Flower names for girls are one of the trendiest categories of baby names today.

First came Lily, one of the trendiest girls’ names of the nineties.  Then Daisy began showing up on the chicest babies.  Rose became the middle name du jour.  And flower names for girls, last a craze a hundred years ago, became the most fashionable group around.

Nameberry includes a wide range of flower names for girls, from garden variety to hothouse blooms. Here, a rundown of the choicest:

THE TRENDIEST

Daisy — Charming and simple, Daisy started off as a nickname for Margaret, now more popular than the original.

Iris — Former dowdy old lady name revived when Jude Law and Sadie Frost chose it for their daughter.

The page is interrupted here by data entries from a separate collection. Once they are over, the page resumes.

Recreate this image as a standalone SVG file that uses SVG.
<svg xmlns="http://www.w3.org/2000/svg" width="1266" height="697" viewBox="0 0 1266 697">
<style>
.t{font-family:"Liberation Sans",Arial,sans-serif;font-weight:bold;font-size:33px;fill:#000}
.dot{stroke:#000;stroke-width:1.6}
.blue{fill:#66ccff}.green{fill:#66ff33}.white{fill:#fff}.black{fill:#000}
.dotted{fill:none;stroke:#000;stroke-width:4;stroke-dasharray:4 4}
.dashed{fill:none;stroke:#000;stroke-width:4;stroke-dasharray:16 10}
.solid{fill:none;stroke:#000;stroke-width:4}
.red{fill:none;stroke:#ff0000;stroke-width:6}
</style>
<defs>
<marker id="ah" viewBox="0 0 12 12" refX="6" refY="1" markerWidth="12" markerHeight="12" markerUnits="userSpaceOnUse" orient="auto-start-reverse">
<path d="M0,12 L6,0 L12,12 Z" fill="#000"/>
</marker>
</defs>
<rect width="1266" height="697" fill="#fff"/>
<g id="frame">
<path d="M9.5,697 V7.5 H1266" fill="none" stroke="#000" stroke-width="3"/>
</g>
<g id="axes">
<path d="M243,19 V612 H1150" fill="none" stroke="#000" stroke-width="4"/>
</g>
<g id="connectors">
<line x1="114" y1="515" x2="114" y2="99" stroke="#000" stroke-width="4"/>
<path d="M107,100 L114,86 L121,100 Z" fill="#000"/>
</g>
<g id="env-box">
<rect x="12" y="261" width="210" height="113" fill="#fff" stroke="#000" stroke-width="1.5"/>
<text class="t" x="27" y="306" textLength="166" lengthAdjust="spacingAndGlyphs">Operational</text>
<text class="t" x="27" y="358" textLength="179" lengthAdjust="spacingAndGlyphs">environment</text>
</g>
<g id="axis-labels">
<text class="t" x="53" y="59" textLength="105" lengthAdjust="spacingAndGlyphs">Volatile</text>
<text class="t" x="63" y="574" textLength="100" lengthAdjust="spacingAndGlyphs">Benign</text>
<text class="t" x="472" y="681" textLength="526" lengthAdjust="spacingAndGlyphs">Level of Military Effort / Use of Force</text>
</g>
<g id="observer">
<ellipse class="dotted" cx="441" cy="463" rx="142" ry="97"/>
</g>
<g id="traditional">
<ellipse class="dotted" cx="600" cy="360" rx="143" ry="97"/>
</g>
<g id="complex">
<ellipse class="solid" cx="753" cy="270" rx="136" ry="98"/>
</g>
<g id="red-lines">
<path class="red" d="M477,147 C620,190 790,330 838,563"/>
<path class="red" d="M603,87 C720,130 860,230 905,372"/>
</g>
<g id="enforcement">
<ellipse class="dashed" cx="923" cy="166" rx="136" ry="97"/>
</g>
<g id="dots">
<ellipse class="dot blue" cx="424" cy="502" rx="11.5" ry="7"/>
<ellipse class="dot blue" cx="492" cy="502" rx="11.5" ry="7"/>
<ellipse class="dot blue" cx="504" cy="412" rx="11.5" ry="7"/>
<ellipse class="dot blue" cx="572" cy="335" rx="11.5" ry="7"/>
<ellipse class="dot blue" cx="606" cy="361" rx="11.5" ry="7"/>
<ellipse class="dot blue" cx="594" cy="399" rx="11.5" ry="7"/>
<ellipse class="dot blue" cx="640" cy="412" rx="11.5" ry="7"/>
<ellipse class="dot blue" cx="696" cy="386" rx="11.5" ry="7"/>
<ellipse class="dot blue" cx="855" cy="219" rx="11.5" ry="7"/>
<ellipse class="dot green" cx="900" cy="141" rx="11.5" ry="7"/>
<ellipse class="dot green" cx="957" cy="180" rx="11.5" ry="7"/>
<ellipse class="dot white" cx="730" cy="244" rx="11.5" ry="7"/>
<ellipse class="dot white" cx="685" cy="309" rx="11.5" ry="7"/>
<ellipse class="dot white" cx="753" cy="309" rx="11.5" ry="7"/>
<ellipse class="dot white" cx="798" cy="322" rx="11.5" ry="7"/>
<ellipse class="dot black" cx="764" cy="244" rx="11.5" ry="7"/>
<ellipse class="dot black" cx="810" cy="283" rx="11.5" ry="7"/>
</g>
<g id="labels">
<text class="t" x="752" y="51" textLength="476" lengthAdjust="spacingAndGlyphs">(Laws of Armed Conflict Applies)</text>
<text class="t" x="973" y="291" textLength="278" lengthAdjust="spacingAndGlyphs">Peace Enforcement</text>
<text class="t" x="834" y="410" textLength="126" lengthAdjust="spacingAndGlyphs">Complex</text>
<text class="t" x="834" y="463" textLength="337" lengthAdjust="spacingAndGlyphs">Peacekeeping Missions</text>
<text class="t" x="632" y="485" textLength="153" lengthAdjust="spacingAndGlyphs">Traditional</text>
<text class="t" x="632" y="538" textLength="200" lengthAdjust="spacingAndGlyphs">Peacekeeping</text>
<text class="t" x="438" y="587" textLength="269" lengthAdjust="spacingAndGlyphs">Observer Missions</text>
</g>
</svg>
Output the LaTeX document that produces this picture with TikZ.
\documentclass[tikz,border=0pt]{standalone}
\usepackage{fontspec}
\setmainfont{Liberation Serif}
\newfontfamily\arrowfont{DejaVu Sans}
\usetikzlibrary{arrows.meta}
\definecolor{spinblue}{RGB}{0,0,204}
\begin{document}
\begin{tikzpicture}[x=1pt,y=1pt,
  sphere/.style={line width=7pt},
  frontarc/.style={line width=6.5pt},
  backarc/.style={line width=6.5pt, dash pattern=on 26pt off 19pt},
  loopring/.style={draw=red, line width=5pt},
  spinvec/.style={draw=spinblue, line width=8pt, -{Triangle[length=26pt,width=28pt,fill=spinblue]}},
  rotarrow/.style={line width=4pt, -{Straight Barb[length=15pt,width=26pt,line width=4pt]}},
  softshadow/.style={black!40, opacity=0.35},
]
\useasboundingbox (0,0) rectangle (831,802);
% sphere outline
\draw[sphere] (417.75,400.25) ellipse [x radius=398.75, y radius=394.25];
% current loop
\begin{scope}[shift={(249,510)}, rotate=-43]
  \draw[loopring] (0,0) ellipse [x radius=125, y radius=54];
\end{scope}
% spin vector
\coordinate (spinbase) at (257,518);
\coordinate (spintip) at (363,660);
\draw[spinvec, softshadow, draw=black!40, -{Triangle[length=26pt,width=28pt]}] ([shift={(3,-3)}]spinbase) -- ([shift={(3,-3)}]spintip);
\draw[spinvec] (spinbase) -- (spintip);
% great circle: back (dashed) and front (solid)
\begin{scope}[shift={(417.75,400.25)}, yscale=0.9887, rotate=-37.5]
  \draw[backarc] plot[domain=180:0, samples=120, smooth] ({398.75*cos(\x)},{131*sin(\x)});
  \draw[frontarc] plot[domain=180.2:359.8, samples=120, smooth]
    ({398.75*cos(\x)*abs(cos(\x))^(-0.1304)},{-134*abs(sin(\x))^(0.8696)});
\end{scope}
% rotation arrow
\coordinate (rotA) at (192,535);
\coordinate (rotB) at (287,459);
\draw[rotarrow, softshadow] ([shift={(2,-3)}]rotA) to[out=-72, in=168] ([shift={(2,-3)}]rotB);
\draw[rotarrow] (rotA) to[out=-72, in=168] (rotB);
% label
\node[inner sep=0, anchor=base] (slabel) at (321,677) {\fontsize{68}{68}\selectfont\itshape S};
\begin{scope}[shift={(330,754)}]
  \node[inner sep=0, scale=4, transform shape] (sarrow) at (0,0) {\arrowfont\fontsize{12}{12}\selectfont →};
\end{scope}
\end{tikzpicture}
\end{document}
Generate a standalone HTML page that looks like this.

Jasmine — The most exotic of the popular flower names, with many spelling variations: Jazmin, Jazzmyn et al.  Related: Yasmine and cousins, along with the lovely British favorite Jessamine or Jessamyn, actually French for jasmine.

Lily — Also stylish as Liliana, Lilia, and in France, Lilou.

Rose — The middle name of the moment, with many variations — from Rosa to Rosalia to Rosemary — that would make lovely first names.

Violet — The adorable daughter of celebrities Jennifer Garner and Ben Affleck has brought this lush flower choice before the public eye.  In France, Violette is chic, while in Italian it’s Violetta.

BRITISH BLOOMS

The British are famous gardeners and have long been more hospitable to flower names than Americans.  Here, some heard most often in the British Isles.

Bryony — Name of a vine with green flowers, also spelled Briony, popular in England and rarely heard elsewhere.

Flora — Vintage name with considerable charm.

Ivy — Taking off in a big way in the U.S. thanks to its use as a middle name for baby Blue, daughter of Beyonce and Jay-Z.

Marigold — Posh British choice rarely heard elsewhere.

Petunia — Outside of the U.K., heard only in cow fields.

Pansy — Adorable  yet the teasing possibilities render this one an unlikely choice.

Poppy — Popular in Britain and beginning to be heard elsewhere too; a perfect companion for Daisy.

Primrose — Prim and dainty yet offbeat, the quintessential British name.

EXOTIC FLOWERS

Amaryllis — The flower may be similar to a lily, but the name is considerably more offbeat.

Aster — The little girl on TV’s “Dexter” has this name, which could become more popular with the rise of the whole flower genre.

Azalea — The z will definitely keep it exotic.

Calla — Another lily relative, also similar to the trendy Callie/Kaylee family of names.

Dahlia — This one seems to be percolating and we expect to hear more.

Lilac — The two l’s, the similarity to Lily, and the beautiful color and scent of the original flower make this choice a winner.

Lotus — Only for the seriously exotic.

Orchid — Another hothouse bloom not for the shy.

TulipRebecca Romijn and Jerry O’Connell used this as a middle name for one of their twins, and singer Tiny Tim picked it as a first several  decades ago.  An everyday flower that makes a less-than-ordinary name.

Zinnia — Any z name is off the beaten track.

FLOWER NAMES THAT DON‘T SOUND LIKE FLOWER NAMES

Azami — Japanese for “thistle flower.”

Fleur — International words for “flower,” which also include Flor and Fiorello/Fiorella, make inventive flower choices.

Gelsey — Persian for “flower,” a balletic choice.

Iolanthe — Greek for “violet flower” — for those who want to make Violet a lot more exotic.

Jacinta — Spanish for hyacinth and more suited to use as a name.

Leilani — Hawaiian name that means ‘heavenly flower” and also has stylish double L sound.

Linnea — Swedish botanist Carl Linneaus named this small white flower, also called the twin flower, after himself.

Marguerite — The French for daisy is newly chic there, as is Capucine, which means nasturtium in France.

Zahara — A Hebrew name meaning flower popularized when Angelina Jolie and Brad Pitt chose it for their daughter.